Take note – story published 9 years ago

The Security Police (DP) have begun a criminal investigation into the actions of three residents of Latvia who have traveled to eastern Ukraine and posted videos of their volunteer armed service with pro-Russian separatists there, Interior Minister Rihards Kozlovskis told the media after the Cabinet meeting Tuesday.

In the videos the three individual protagonists exhort other volunteers to join them in these fighting units among separatists in the Donbass region.

Latvia’s Criminal Law qualifies such activities under the definition of terrorism, providing for criminal liability. The charges also include the acquisition and keeping of illegal arms.

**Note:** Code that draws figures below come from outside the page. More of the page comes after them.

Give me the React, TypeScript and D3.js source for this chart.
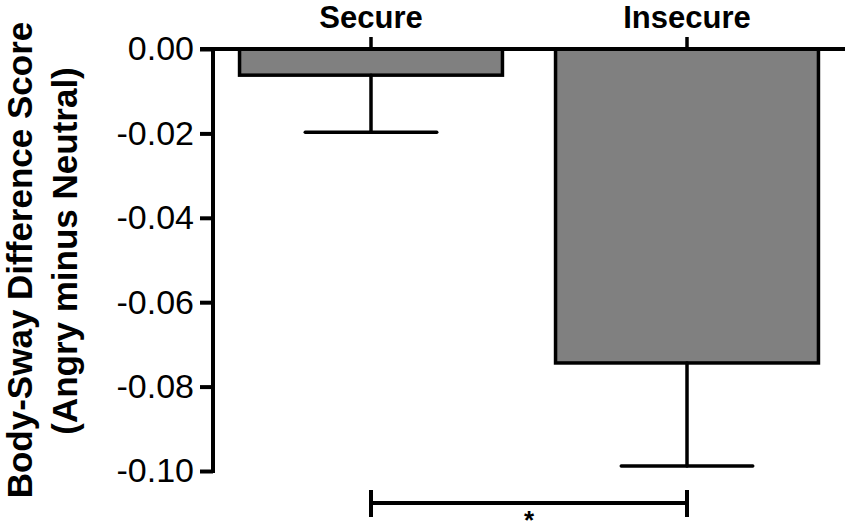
import { useEffect, useRef } from 'react';
import * as d3 from 'd3';

const GROUPS = ['Secure', 'Insecure'];
const MEANS = [-0.0062, -0.0744];
const ERR_LOW = [-0.0197, -0.0988];
const Y_TICKS = [0, -0.02, -0.04, -0.06, -0.08, -0.1];
const Y_TITLE = ['Body-Sway Difference Score', '(Angry minus Neutral)'];
const SIG_PAIR = ['Secure', 'Insecure'];
const SIG_LABEL = '*';

export default function App() {
  const svgRef = useRef<SVGSVGElement | null>(null);

  useEffect(() => {
    if (!svgRef.current) return;
    const svg = d3.select(svgRef.current);
    svg.selectAll('*').remove();
    const font = 'Liberation Sans, Arial, Helvetica, sans-serif';

    const y = d3.scaleLinear().domain([0, -0.1]).range([49, 471]);
    const x = d3.scaleBand<string>().domain(GROUPS).range([213, 845])
      .paddingInner(0.168).paddingOuter(0.084);
    const bw = x.bandwidth();
    const cx = (g: string) => (x(g) as number) + bw / 2;

    // bars
    svg.selectAll('rect.bar').data(GROUPS).join('rect')
      .attr('class', 'bar')
      .attr('x', d => x(d) as number)
      .attr('y', y(0))
      .attr('width', bw)
      .attr('height', (d, i) => y(MEANS[i]) - y(0))
      .attr('fill', '#808080')
      .attr('stroke', '#000')
      .attr('stroke-width', 3.5);

    // error bars
    const eg = svg.append('g').attr('stroke', '#000').attr('stroke-width', 3.5).attr('stroke-linecap', 'round');
    GROUPS.forEach((g, i) => {
      eg.append('line').attr('x1', cx(g)).attr('x2', cx(g))
        .attr('y1', y(MEANS[i])).attr('y2', y(ERR_LOW[i]));
      eg.append('line').attr('x1', cx(g) - bw / 4).attr('x2', cx(g) + bw / 4)
        .attr('y1', y(ERR_LOW[i])).attr('y2', y(ERR_LOW[i]));
    });

    // left axis
    const ax = svg.append('g').attr('transform', 'translate(213,0)')
      .call(d3.axisLeft(y).tickValues(Y_TICKS).tickSize(13).tickPadding(6)
        .tickFormat(d => d3.format('.2f')(d as number).replace('−', '-')));
    ax.select('.domain').attr('stroke-width', 4).attr('d', `M0,${y(0)}V${y(-0.1) + 2}`);
    ax.selectAll('.tick line').attr('stroke-width', 4);
    ax.selectAll('.tick text').attr('font-family', font).attr('font-size', 34).attr('fill', '#000');

    // top axis with group labels
    const tx = svg.append('g').attr('transform', `translate(0,${y(0)})`)
      .call(d3.axisTop(x).tickSize(12).tickPadding(9));
    tx.select('.domain').attr('stroke-width', 4).attr('d', `M200,0H845`);
    tx.selectAll('.tick line').attr('stroke-width', 3.5);
    tx.selectAll('.tick text').attr('font-family', font).attr('font-size', 31)
      .attr('font-weight', 'bold').attr('fill', '#000');

    // y title
    const titleX = [32, 77];
    const titleY = [260, 251];
    Y_TITLE.forEach((t, i) => {
      svg.append('text')
        .attr('transform', `translate(${titleX[i]},${titleY[i]}) rotate(-90)`)
        .attr('text-anchor', 'middle')
        .attr('font-family', font).attr('font-size', 35).attr('font-weight', 'bold')
        .text(t);
    });

    // significance bracket
    const by = 503;
    const x1 = cx(SIG_PAIR[0]);
    const x2 = cx(SIG_PAIR[1]);
    const sg = svg.append('g').attr('stroke', '#000').attr('stroke-width', 4);
    sg.append('line').attr('x1', x1).attr('x2', x2).attr('y1', by).attr('y2', by);
    sg.append('line').attr('x1', x1).attr('x2', x1).attr('y1', by - 13).attr('y2', by + 14);
    sg.append('line').attr('x1', x2).attr('x2', x2).attr('y1', by - 13).attr('y2', by + 14);
    svg.append('text').attr('x', (x1 + x2) / 2).attr('y', 529)
      .attr('text-anchor', 'middle').attr('font-family', font)
      .attr('font-size', 26).attr('font-weight', 'bold').text(SIG_LABEL);
  }, []);

  return (
    <svg ref={svgRef} width={850} height={525}
      style={{ position: 'absolute', left: 0, top: 0, background: '#fff' }} />
  );
}
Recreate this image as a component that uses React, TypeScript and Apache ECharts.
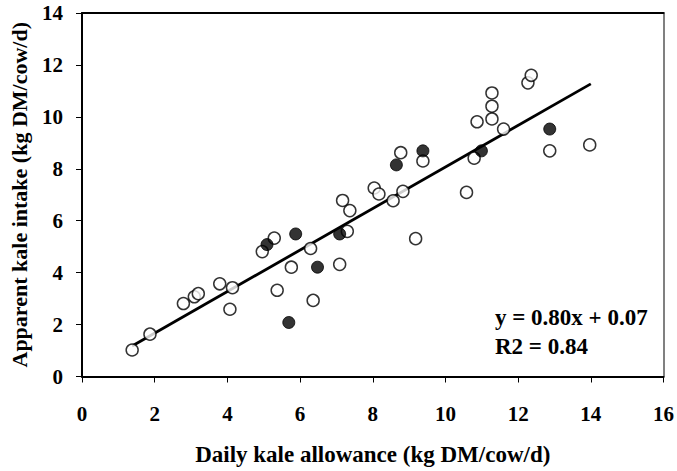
import React, { useEffect, useRef } from "react";
import * as echarts from "echarts";

const openPoints: [number, number][] = [
  [1.38, 1.02], [1.87, 1.63], [2.79, 2.81], [3.09, 3.07], [3.2, 3.19],
  [3.79, 3.57], [4.07, 2.59], [4.14, 3.42], [4.96, 4.81], [5.29, 5.33],
  [5.37, 3.32], [5.76, 4.21], [6.29, 4.93], [6.36, 2.93], [7.09, 4.32],
  [7.17, 6.78], [7.3, 5.59], [7.37, 6.39], [8.04, 7.26], [8.17, 7.03],
  [8.83, 7.13], [8.56, 6.77], [10.58, 7.09], [9.18, 5.31], [8.77, 8.62],
  [9.38, 8.3], [10.79, 8.41], [10.87, 9.81], [11.28, 9.92], [11.28, 10.41],
  [11.28, 10.92], [11.6, 9.53], [12.27, 11.31], [12.36, 11.6], [12.87, 8.69],
  [13.97, 8.92],
];

const filledPoints: [number, number][] = [
  [5.09, 5.08], [5.69, 2.08], [5.88, 5.49], [6.48, 4.21], [7.09, 5.49],
  [8.65, 8.15], [9.38, 8.69], [10.99, 8.69], [12.87, 9.53],
];

const slope = 0.8;
const intercept = 0.07;
const trendX = [1.38, 14.0];
const xTicks = [0, 2, 4, 6, 8, 10, 12, 14, 16];
const yTicks = [0, 2, 4, 6, 8, 10, 12, 14];

const FONT = "Times New Roman";

export default function App() {
  const ref = useRef<HTMLDivElement>(null);
  useEffect(() => {
    if (!ref.current) return;
    const chart = echarts.init(ref.current, null, { renderer: "svg" });
    const trend = trendX.map((x) => [x, slope * x + intercept]);
    chart.setOption({
      animation: false,
      backgroundColor: "#ffffff",
      grid: { left: 82, top: 13, right: 13, bottom: 93 },
      xAxis: [
        {
          type: "value",
          min: xTicks[0],
          max: xTicks[xTicks.length - 1],
          interval: 2,
          name: "Daily kale allowance (kg DM/cow/d)",
          nameLocation: "middle",
          nameGap: 78,
          nameTextStyle: { fontFamily: FONT, fontWeight: 700, fontSize: 23, color: "#000", verticalAlign: "middle" },
          axisLine: { lineStyle: { color: "#000", width: 2 } },
          axisTick: { show: true, length: 6, inside: false, lineStyle: { color: "#000", width: 1 } },
          axisLabel: { fontFamily: FONT, fontWeight: 700, fontSize: 21, color: "#000", margin: 27 },
          splitLine: { show: false },
        },
        {
          type: "value",
          position: "top",
          min: 0,
          max: 16,
          axisLine: { show: true, onZero: false, lineStyle: { color: "#000", width: 2 } },
          axisTick: { show: false },
          axisLabel: { show: false },
          splitLine: { show: false },
        },
      ],
      yAxis: [
        {
          type: "value",
          min: yTicks[0],
          max: yTicks[yTicks.length - 1],
          interval: 2,
          name: "Apparent kale intake (kg DM/cow/d)",
          nameLocation: "middle",
          nameGap: 63,
          nameRotate: 90,
          nameTextStyle: { fontFamily: FONT, fontWeight: 700, fontSize: 22, color: "#000", verticalAlign: "middle" },
          axisLine: { show: true, lineStyle: { color: "#000", width: 2 } },
          axisTick: { show: true, length: 6, lineStyle: { color: "#000", width: 1 } },
          axisLabel: { fontFamily: FONT, fontWeight: 700, fontSize: 21, color: "#000", margin: 19 },
          splitLine: { show: false },
        },
        {
          type: "value",
          position: "right",
          min: 0,
          max: 14,
          axisLine: { show: true, onZero: false, lineStyle: { color: "#808080", width: 2 } },
          axisTick: { show: false },
          axisLabel: { show: false },
          splitLine: { show: false },
        },
      ],
      series: [
        {
          type: "line",
          data: trend,
          symbol: "none",
          lineStyle: { color: "#000", width: 2.8 },
          z: 1,
        },
        {
          type: "scatter",
          data: openPoints,
          symbol: "circle",
          symbolSize: 12,
          itemStyle: { color: "#fff", borderColor: "#000", borderWidth: 1.5 },
          z: 2,
        },
        {
          type: "scatter",
          data: filledPoints,
          symbol: "circle",
          symbolSize: 12,
          itemStyle: { color: "#000", borderColor: "#000", borderWidth: 1 },
          z: 3,
        },
      ],
      graphic: [
        {
          type: "text",
          left: 495,
          top: 306,
          style: {
            text: "y = 0.80x + 0.07",
            font: `bold 23px "${FONT}"`,
            fill: "#000",
          },
        },
        {
          type: "text",
          left: 495,
          top: 335,
          style: {
            text: "R2 = 0.84",
            font: `bold 23px "${FONT}"`,
            fill: "#000",
          },
        },
      ],
    });
    return () => chart.dispose();
  }, []);
  return <div ref={ref} style={{ width: 677, height: 471, position: "absolute", left: 0, top: 0 }} />;
}
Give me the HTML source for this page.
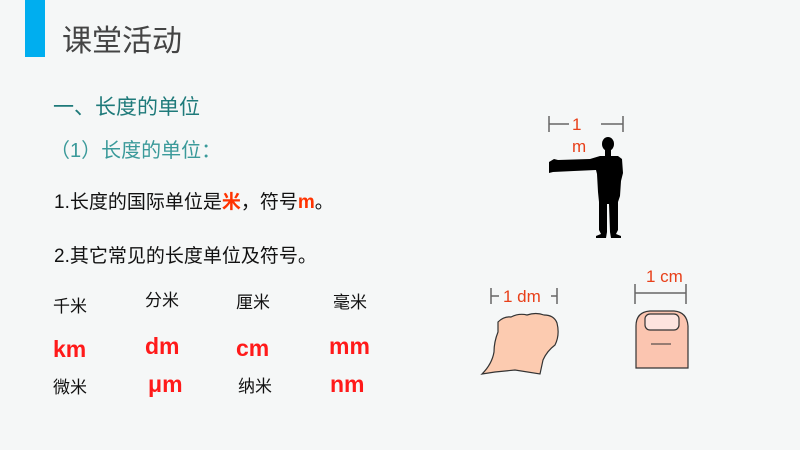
<!DOCTYPE html>
<html><head><meta charset="utf-8"><style>
body{margin:0;width:800px;height:450px;background:#f5f7f7;position:relative;overflow:hidden;font-family:"Liberation Sans","Noto Sans CJK SC",sans-serif}
.t{position:absolute;white-space:nowrap;line-height:1}
.r{color:#ff1a1a;font-weight:bold;font-size:23px}
.k{font-size:17px;color:#111}
</style></head><body>
<div style="position:absolute;left:25px;top:0;width:20px;height:57px;background:#00aeef"></div>
<div class="t" style="left:62px;top:27px;font-size:30px;color:#444">课堂活动</div>
<div class="t" style="left:53px;top:97px;font-size:21px;color:#1e7a7a">一、长度的单位</div>
<div class="t" style="left:50px;top:141px;font-size:20px;color:#3a9a9a">（1）长度的单位：</div>
<div class="t" style="left:54px;top:193px;font-size:19px;color:#111">1.长度的国际单位是<b style="color:#ff3300">米</b>，符号<b style="color:#ff3300">m</b>。</div>
<div class="t" style="left:54px;top:247px;font-size:19px;color:#111">2.其它常见的长度单位及符号。</div>
<div class="t k" style="left:53px;top:298px">千米</div>
<div class="t k" style="left:145px;top:292px">分米</div>
<div class="t k" style="left:236px;top:294px">厘米</div>
<div class="t k" style="left:333px;top:294px">毫米</div>
<div class="t r" style="left:53px;top:338px">km</div>
<div class="t r" style="left:145px;top:335px">dm</div>
<div class="t r" style="left:236px;top:337px">cm</div>
<div class="t r" style="left:329px;top:335px">mm</div>
<div class="t k" style="left:53px;top:379px">微米</div>
<div class="t r" style="left:148px;top:373px">μm</div>
<div class="t k" style="left:238px;top:378px">纳米</div>
<div class="t r" style="left:330px;top:373px">nm</div>
<svg width="800" height="450" style="position:absolute;left:0;top:0" font-family="Liberation Sans,sans-serif">
<g stroke="#666" stroke-width="1.5" fill="none">
<path d="M549 116v16M549 124h20M601 124h22M623 116v16"/>
<path d="M491 288v16M491 296h8M551 296h6M557 288v16"/>
<path d="M635 284v20M635 293h51M686 284v20"/>
</g>
<g fill="#e8401a" font-size="17">
<text x="572" y="130">1</text><text x="572" y="152">m</text>
<text x="503" y="302">1 dm</text>
<text x="646" y="282">1 cm</text>
</g>
<g fill="#000">
<ellipse cx="608" cy="144" rx="6" ry="7"/>
<rect x="605" y="149" width="6" height="8"/>
<path d="M549 162l5-3 4 1 32-1 10-3 18 0 4 3 1 14-2 8-1 15-2 6 0 28-2 4 5 2v2h-10l-1-6-1-28h-2l0 28-1 6h-10v-2l5-2-2-4 0-28-1-10-1-18-1-4-22 1-21 1-4 1z"/>
</g>
<path d="M498 322q6-6 13-5 8-4 16-2 9-3 17 0 10 0 13 8 3 12-2 22-8 6-12 15l-3 14-25-4-20 2-13 2q10-10 12-22 0-10 4-20z" fill="#fccbb0" stroke="#333" stroke-width="1.2"/>
<path d="M636 368v-42q0-14 14-15h24q13 1 14 15v42z" fill="#fbc5b0" stroke="#333" stroke-width="1.2"/>
<rect x="645" y="314" width="34" height="16" rx="5" fill="#fde4df" stroke="#333" stroke-width="1.2"/>
<path d="M651 344h20" stroke="#333"/>
</svg>
</body></html>
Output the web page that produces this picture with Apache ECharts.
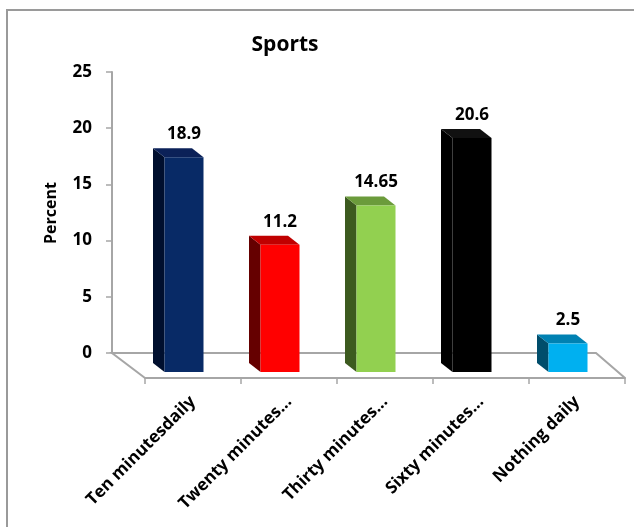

The DP urges all residents of Latvia to give notice at telephone hotlines or in person if they have information about anyone who has traveled to the conflict region with the intention of joining the fighting, or has expressed the desire to do so, as well as persons disseminating invitations to join the illegal armed groups involved in the fighting. The DP guarantees all confidentiality of sources.

The DP is also looking closely at donation-collecting organizations claiming to have humanitarian goals in aiding eastern Ukraine’s civilian refugees, however could come afoul of prohibitions on financing terrorist organizations if these goals are found to have been dishonest.

Meanwhile, Ludza secondary school teachers remember the men in question as mediocre students who were always in good physical shape, having graduated more than ten years ago. However they expressed shock and dismay at their choice to join the pro-Russian fighters and invoke the name of their hometown in urging others to do the same.

The high school teachers told Latvian Television news program Panorāma Monday that their former pupils hadn’t changed much at all.

“They’ve moved away from their hometown so long ago, for them to claim to belong here is just shameless, we’re in shock,” said the headmistress of Ludza’s 2nd Secondary School, from which the volunteer mercenaries graduated in 2001.

Most local residents were aware that the men had joined the National Bolshevik political organization. Their former teachers noted that “they have always been drawn to the wrong crowd.”